The launch of OpenAI’s Sora 2 has been, at best, incredibly chaotic. When it rolled out last week, the company’s latest text-to-video generating app became an instant smash hit among fans who used it to churn out loads of delirious and edgy AI slop.
Many of these videos feature recognizable characters like SpongeBob cooking meth, raising the obvious question of whether the AI company was flagrantly ignoring copyright law. And as tons of Sora-made videos parodying Altman hit the web, including some that fake CCTV footage showing him committing crimes, the implication that the tech could easily be used to fabricate damaging videos of people without their permission couldn’t be ignored.
On that note, it seems that Sora has found another nightmarish use: stalking.
Barely a day after Sora 2 launched, the journalist Taylor Lorenz said that a “psychotic stalker” was already using OpenAI’s tool to make AI videos of her, while allegedly running hundreds of accounts dedicated to her.
“It is scary to think what AI is doing to feed my stalker’s delusions,” Lorenz wrote in a tweet. “This is a man who has hired photographers to surveil me, shows up at events I am at, impersonates my friends and family members online to gather info.”
The tool, thankfully, allowed Lorenz to block and delete unapproved videos with her image from the app, she said. But the stalker may have already downloaded the AI creations — and it’s alarming that they were even allowed in the first place.
While Lorenz’s stalker went to extreme lengths, that Sora is being used for stalking and harassment will likely not be an edge case, because deepfaking yourself and others into videos is one of its core selling points. OpenAI innocuously calls these deepfakes “Cameos,” which are “reusable characters” that’re synthesized from videos of yourself that you upload to the app. You can also use other peoples’ Cameos — with their permission, of course.
But Sora 2’s guardrails aren’t reliable. Some users have already shown that they could generate risque and suggestive videos of people. And in Sora 2’s system card, OpenAI admitted that the AI app failed to block prompts for generating a video with nudity or sexual content using a real person’s likeness 1.6 percent of the time, as PCMag spotted. That’s a lot of videos slipping through the cracks across millions of prompts.
It’s unclear how Lorenz’s stalker was able to allegedly use Sora to deepfake her. OpenAI claims that the app blocks users from uploading photos with faces. But image generating AI tools have been used to sexually harass people, usually women, ever since they went mainstream.

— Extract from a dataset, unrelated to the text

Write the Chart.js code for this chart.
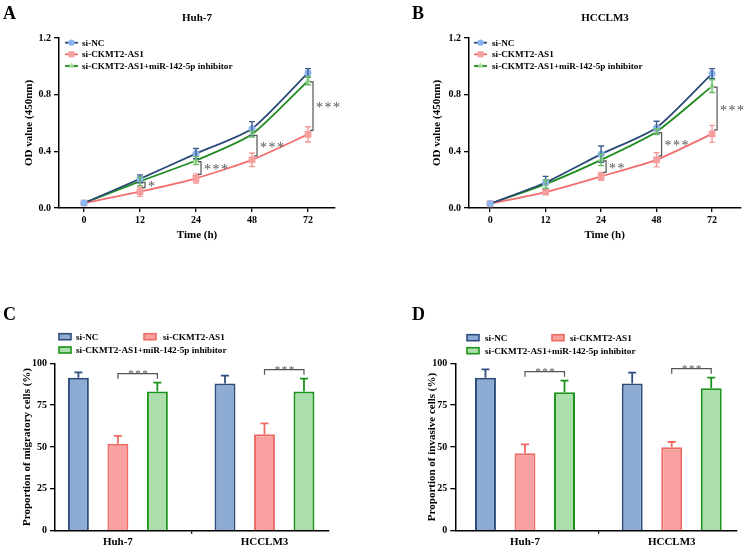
<!DOCTYPE html>
<html><head><meta charset="utf-8">
<script src="https://cdn.jsdelivr.net/npm/chart.js@4.4.0/dist/chart.umd.min.js"></script>
<style>
body{margin:0;background:#fff;width:745px;height:550px;position:relative;overflow:hidden;font-family:'Liberation Serif','Times New Roman',serif;}
.pane{position:absolute}
.lbl{position:absolute;font-weight:bold;color:#000;white-space:nowrap;line-height:1}
.ttl{position:absolute;font-weight:bold;color:#000;white-space:nowrap;font-size:11px;line-height:11px;transform:translate(-50%,-50%)}
</style></head><body>
<div class="pane" style="left:0;top:0"><canvas id="cA" width="372" height="250"></canvas></div>
<div class="pane" style="left:372px;top:0"><canvas id="cB" width="373" height="250"></canvas></div>
<div class="pane" style="left:0;top:270px"><canvas id="cC" width="372" height="280"></canvas></div>
<div class="pane" style="left:372px;top:270px"><canvas id="cD" width="373" height="280"></canvas></div>
<div class="lbl" style="left:3px;top:4px;font-size:18px">A</div>
<div class="lbl" style="left:412px;top:4px;font-size:18px">B</div>
<div class="lbl" style="left:3px;top:305px;font-size:18px">C</div>
<div class="lbl" style="left:412px;top:305px;font-size:18px">D</div>
<div class="ttl" style="left:197px;top:17px">Huh-7</div>
<div class="ttl" style="left:605px;top:17px">HCCLM3</div>
<script>
// ---------- DATA ----------
const timeLabels = ['0','12','24','48','72'];
const seriesNames = ['si-NC','si-CKMT2-AS1','si-CKMT2-AS1+miR-142-5p inhibitor'];
const odTicks = [0, 0.4, 0.8, 1.2];

const huh7NC      = [0.035, 0.206, 0.384, 0.560, 0.954];
const huh7NC_sd   = [0, 0.028, 0.036, 0.050, 0.030];
const huh7KD      = [0.035, 0.115, 0.209, 0.340, 0.520];
const huh7KD_sd   = [0, 0.033, 0.032, 0.047, 0.054];
const huh7INH     = [0.035, 0.188, 0.335, 0.520, 0.898];
const huh7INH_sd  = [0, 0.030, 0.028, 0.020, 0.028];
const huh7Sig     = ['', '*', '***', '***', '***'];

const lm3NC       = [0.030, 0.180, 0.380, 0.567, 0.949];
const lm3NC_sd    = [0, 0.043, 0.058, 0.045, 0.035];
const lm3KD       = [0.030, 0.112, 0.223, 0.340, 0.523];
const lm3KD_sd    = [0, 0.015, 0.028, 0.050, 0.060];
const lm3INH      = [0.030, 0.169, 0.340, 0.539, 0.860];
const lm3INH_sd   = [0, 0.030, 0.040, 0.020, 0.045];
const lm3Sig      = ['', '', '**', '***', '***'];

const cellLines = ['Huh-7','HCCLM3'];
const pctTicks = [0, 25, 50, 75, 100];
const migNC    = [91.4, 88.0];  const migNC_sd  = [3.2, 4.6];
const migKD    = [52.0, 57.6];  const migKD_sd  = [4.6, 6.5];
const migINH   = [83.1, 83.1];  const migINH_sd = [5.3, 7.7];
const migSig   = ['***','***'];
const invNC    = [91.4, 88.0];  const invNC_sd  = [5.0, 6.4];
const invKD    = [46.2, 49.8];  const invKD_sd  = [5.4, 3.2];
const invINH   = [82.7, 85.1];  const invINH_sd = [6.9, 6.3];
const invSig   = ['***','***'];

// ---------- STYLE ----------
const FONT = "'Liberation Serif','Times New Roman',serif";
const LINE_COL = ['#2c4a78','#f26d6d','#1e8c1e'];
const MARK_COL = ['#8cb6f2','#f6a0a0','#a4dc9e'];
const ERR_COL  = ['#3d5d8d','#f39a9a','#6cbf6a'];
const PSTYLE = ['circle','rect','triangle'];
const PRAD = [3.5, 4.8, 4];
const BAR_FILL = ['#8eabd3','#f9a1a1','#acdfab'];
const BAR_EDGE = ['#2d4d7d','#ee6a62','#1a931a'];
const SIG_COL = '#555';
const LEG_FONT = 'bold 9.2px ' + FONT;

function drawMarker(ctx, style, x, y, r, col){
  ctx.fillStyle = col;
  ctx.beginPath();
  if (style === 'circle') ctx.arc(x, y, r, 0, Math.PI*2);
  else if (style === 'rect') { const s = r*Math.SQRT1_2; ctx.rect(x-s, y-s, 2*s, 2*s); }
  else { ctx.moveTo(x, y-r); ctx.lineTo(x+r*0.866, y+r*0.5); ctx.lineTo(x-r*0.866, y+r*0.5); ctx.closePath(); }
  ctx.fill();
}

function axisCommon(tickLen){
  return {
    grid: {drawOnChartArea:false, drawTicks:true, tickLength:tickLen, color:'#000', lineWidth:1.3},
    border: {display:true, color:'#000', width:1.5}
  };
}

function lineChart(id, g, vals, sds, sig){
  const datasets = vals.map((v,k)=>({
    label: seriesNames[k],
    data: v.map((y,i)=>({x:i, y})),
    borderColor: LINE_COL[k], backgroundColor: MARK_COL[k],
    pointBackgroundColor: MARK_COL[k], pointBorderColor: MARK_COL[k], pointBorderWidth: 0,
    pointStyle: PSTYLE[k], pointRadius: PRAD[k], borderWidth: 1.8, tension: 0.2
  }));
  const extras = {
    id: 'extras',
    afterDatasetsDraw(chart){
      const ctx = chart.ctx, xs = chart.scales.x, ys = chart.scales.y;
      ctx.save();
      chart.data.datasets.forEach((ds,k)=>{
        ctx.strokeStyle = ERR_COL[k]; ctx.lineWidth = 1.4;
        ds.data.forEach((p,i)=>{
          const e = sds[k][i]; if (!e) return;
          const x = xs.getPixelForValue(p.x), y1 = ys.getPixelForValue(p.y+e), y2 = ys.getPixelForValue(p.y-e);
          ctx.beginPath();
          ctx.moveTo(x,y1); ctx.lineTo(x,y2);
          ctx.moveTo(x-3,y1); ctx.lineTo(x+3,y1);
          ctx.moveTo(x-3,y2); ctx.lineTo(x+3,y2);
          ctx.stroke();
        });
      });
      ctx.strokeStyle = SIG_COL; ctx.fillStyle = SIG_COL; ctx.lineWidth = 1.2;
      ctx.font = '14px ' + FONT; ctx.textBaseline = 'alphabetic'; ctx.textAlign = 'left';
      try { ctx.letterSpacing = '1.5px'; } catch(e){}
      sig.forEach((s,i)=>{
        if (!s) return;
        const gv = chart.data.datasets[2].data[i].y, rv = chart.data.datasets[1].data[i].y;
        const x = xs.getPixelForValue(i) + 5;
        const t = ys.getPixelForValue(gv) + 1, b = ys.getPixelForValue(rv) - 4;
        ctx.beginPath();
        ctx.moveTo(x-3,t); ctx.lineTo(x,t); ctx.lineTo(x,b); ctx.lineTo(x-3,b);
        ctx.stroke();
        ctx.fillText(s, x+3, (t+b)/2 + 6);
      });
      ctx.restore();
    },
    afterDraw(chart){
      const ctx = chart.ctx;
      ctx.save();
      try { ctx.letterSpacing = '0px'; } catch(e){}
      ctx.font = LEG_FONT; ctx.textBaseline = 'middle'; ctx.textAlign = 'left';
      g.legRows.forEach((y,k)=>{
        ctx.strokeStyle = LINE_COL[k]; ctx.lineWidth = 1.8;
        ctx.beginPath(); ctx.moveTo(g.legX0, y); ctx.lineTo(g.legX1, y); ctx.stroke();
        drawMarker(ctx, PSTYLE[k], (g.legX0+g.legX1)/2, y, PRAD[k]*0.9, MARK_COL[k]);
        ctx.fillStyle = '#000';
        ctx.fillText(seriesNames[k], g.legTX, y+0.5);
      });
      ctx.restore();
    }
  };
  return new Chart(document.getElementById(id), {
    type: 'line',
    data: {datasets},
    options: {
      responsive:false, animation:false, events:[],
      layout: {padding: {left:0, top:g.top, right:g.right, bottom:0}},
      plugins: {legend:{display:false}, tooltip:{enabled:false}},
      scales: {
        x: Object.assign(axisCommon(4), {
          type:'linear', min:g.xmin, max:g.xmax,
          afterBuildTicks: s => { s.ticks = timeLabels.map((_,i)=>({value:i})); },
          afterFit: s => { s.height = g.xh; },
          ticks: {callback: v => timeLabels[v], font:{family:FONT, size:10, weight:'bold'}, color:'#000', padding:2, maxRotation:0, autoSkip:false},
          title: {display:true, text:'Time (h)', color:'#000', font:{family:FONT, size:11, weight:'bold'}, padding:{top:0, bottom:g.xtp}}
        }),
        y: Object.assign(axisCommon(5), {
          min:0, max:1.2,
          afterBuildTicks: s => { s.ticks = odTicks.map(v=>({value:v})); },
          afterFit: s => { s.width = g.yw; },
          ticks: {callback: v => v.toFixed(1), font:{family:FONT, size:10, weight:'bold'}, color:'#000', padding:3},
          title: {display:true, text:'OD value (450nm)', color:'#000', font:{family:FONT, size:11, weight:'bold'}, padding:{top:g.ytp, bottom:0}}
        })
      }
    },
    plugins: [extras]
  });
}

function barChart(id, g, vals, sds, sig, ytitle){
  const datasets = vals.map((v,k)=>({
    label: seriesNames[k],
    data: v.map((y,i)=>({x:i, y})),
    backgroundColor: BAR_FILL[k], borderColor: BAR_EDGE[k], borderWidth: 2,
    categoryPercentage: 0.808, barPercentage: 0.53
  }));
  const extras = {
    id: 'extras',
    afterDatasetsDraw(chart){
      const ctx = chart.ctx, ys = chart.scales.y;
      ctx.save();
      chart.data.datasets.forEach((ds,k)=>{
        const meta = chart.getDatasetMeta(k);
        ctx.strokeStyle = BAR_EDGE[k]; ctx.lineWidth = 1.8;
        ds.data.forEach((p,i)=>{
          const x = meta.data[i].x;
          const y0 = ys.getPixelForValue(p.y), y1 = ys.getPixelForValue(p.y + sds[k][i]);
          ctx.beginPath();
          ctx.moveTo(x, y0); ctx.lineTo(x, y1);
          ctx.moveTo(x-4, y1); ctx.lineTo(x+4, y1);
          ctx.stroke();
        });
      });
      ctx.strokeStyle = SIG_COL; ctx.fillStyle = SIG_COL; ctx.lineWidth = 1.2;
      ctx.font = '11px ' + FONT; ctx.textAlign = 'center'; ctx.textBaseline = 'alphabetic';
      try { ctx.letterSpacing = '1.5px'; } catch(e){}
      const mR = chart.getDatasetMeta(1), mG = chart.getDatasetMeta(2);
      sig.forEach((s,i)=>{
        if (!s) return;
        const xa = mR.data[i].x, xb = mG.data[i].x;
        const top = chart.data.datasets[2].data[i].y + sds[2][i];
        const y = ys.getPixelForValue(top) - 9;
        ctx.beginPath();
        ctx.moveTo(xa, y+5); ctx.lineTo(xa, y); ctx.lineTo(xb, y); ctx.lineTo(xb, y+5);
        ctx.stroke();
        ctx.fillText(s, (xa+xb)/2 + 1, y + 3);
      });
      ctx.restore();
    },
    afterDraw(chart){
      const ctx = chart.ctx;
      ctx.save();
      try { ctx.letterSpacing = '0px'; } catch(e){}
      ctx.font = LEG_FONT; ctx.textBaseline = 'middle'; ctx.textAlign = 'left';
      g.leg.forEach((it,k)=>{
        ctx.fillStyle = BAR_FILL[k]; ctx.strokeStyle = BAR_EDGE[k]; ctx.lineWidth = 1.6;
        ctx.fillRect(it.bx, it.y-3, 12, 6);
        ctx.strokeRect(it.bx, it.y-3, 12, 6);
        ctx.fillStyle = '#000';
        ctx.fillText(seriesNames[k], it.tx, it.y+0.5);
      });
      ctx.restore();
    }
  };
  return new Chart(document.getElementById(id), {
    type: 'bar',
    data: {datasets},
    options: {
      responsive:false, animation:false, events:[],
      layout: {padding: {left:0, top:g.top, right:g.right, bottom:0}},
      plugins: {legend:{display:false}, tooltip:{enabled:false}},
      scales: {
        x: Object.assign(axisCommon(3), {
          type:'linear', min:g.xmin, max:g.xmax, offset:false,
          afterBuildTicks: s => { s.ticks = cellLines.map((_,i)=>({value:i})); },
          afterFit: s => { s.height = g.xh; },
          ticks: {callback: v => cellLines[v], font:{family:FONT, size:11, weight:'bold'}, color:'#000', padding:2, maxRotation:0, autoSkip:false}
        }),
        y: Object.assign(axisCommon(5), {
          min:0, max:100,
          afterBuildTicks: s => { s.ticks = pctTicks.map(v=>({value:v})); },
          afterFit: s => { s.width = g.yw; },
          ticks: {font:{family:FONT, size:10, weight:'bold'}, color:'#000', padding:3},
          title: {display:true, text:ytitle, color:'#000', font:{family:FONT, size:11, weight:'bold'}, padding:{top:g.ytp, bottom:0}}
        })
      }
    },
    plugins: [extras]
  });
}

lineChart('cA', {top:38, right:37, yw:59, xh:42, xmin:-0.446, xmax:4.482, xtp:8.4, ytp:22.4,
  legX0:65, legX1:78, legTX:82, legRows:[42.7,54.3,66]},
  [huh7NC, huh7KD, huh7INH], [huh7NC_sd, huh7KD_sd, huh7INH_sd], huh7Sig);
lineChart('cB', {top:38, right:3, yw:97, xh:42, xmin:-0.381, xmax:4.507, xtp:8.4, ytp:58.4,
  legX0:102, legX1:115, legTX:120, legRows:[42.7,54.3,66]},
  [lm3NC, lm3KD, lm3INH], [lm3NC_sd, lm3KD_sd, lm3INH_sd], lm3Sig);
barChart('cC', {top:93.3, right:43, yw:55, xh:19.3, xmin:-0.429, xmax:1.44, ytp:20.4,
  leg:[{bx:59,tx:76,y:66.7},{bx:144,tx:163,y:66.7},{bx:59,tx:76,y:80}]},
  [migNC, migKD, migINH], [migNC_sd, migKD_sd, migINH_sd], migSig, 'Proportion of migratory cells (%)');
barChart('cD', {top:93.3, right:8, yw:83.3, xh:19.3, xmin:-0.475, xmax:1.445, ytp:53.4,
  leg:[{bx:95,tx:113,y:67.7},{bx:180,tx:198,y:67.7},{bx:95,tx:113,y:80.7}]},
  [invNC, invKD, invINH], [invNC_sd, invKD_sd, invINH_sd], invSig, 'Proportion of invasive cells (%)');
</script>
</body></html>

Pop star Taylor Swift was targeted by a wave of fake “nudes” of her last year that were generated with AI.
And regular folks aren’t safe, either. One stalker allegedly used AI to generate fake nudes of a women he was harassing and setup a chatbot that imitated her likeness, and another was accused of creating pornographic AI videos of nearly a dozen of his victims and sending the videos to their families.
These videos are becoming easier to make and are more convincing than ever. And it doesn’t help that Altman has undercut the seriousness of deepfaking your friends by letting his fans run wild with his own likeness. OpenAI, seemingly, would like us all to quickly get used to the idea of spoofing realistic videos of each other — made possible by black box algorithms codifying the features of your face — as just a bit of harmless fun.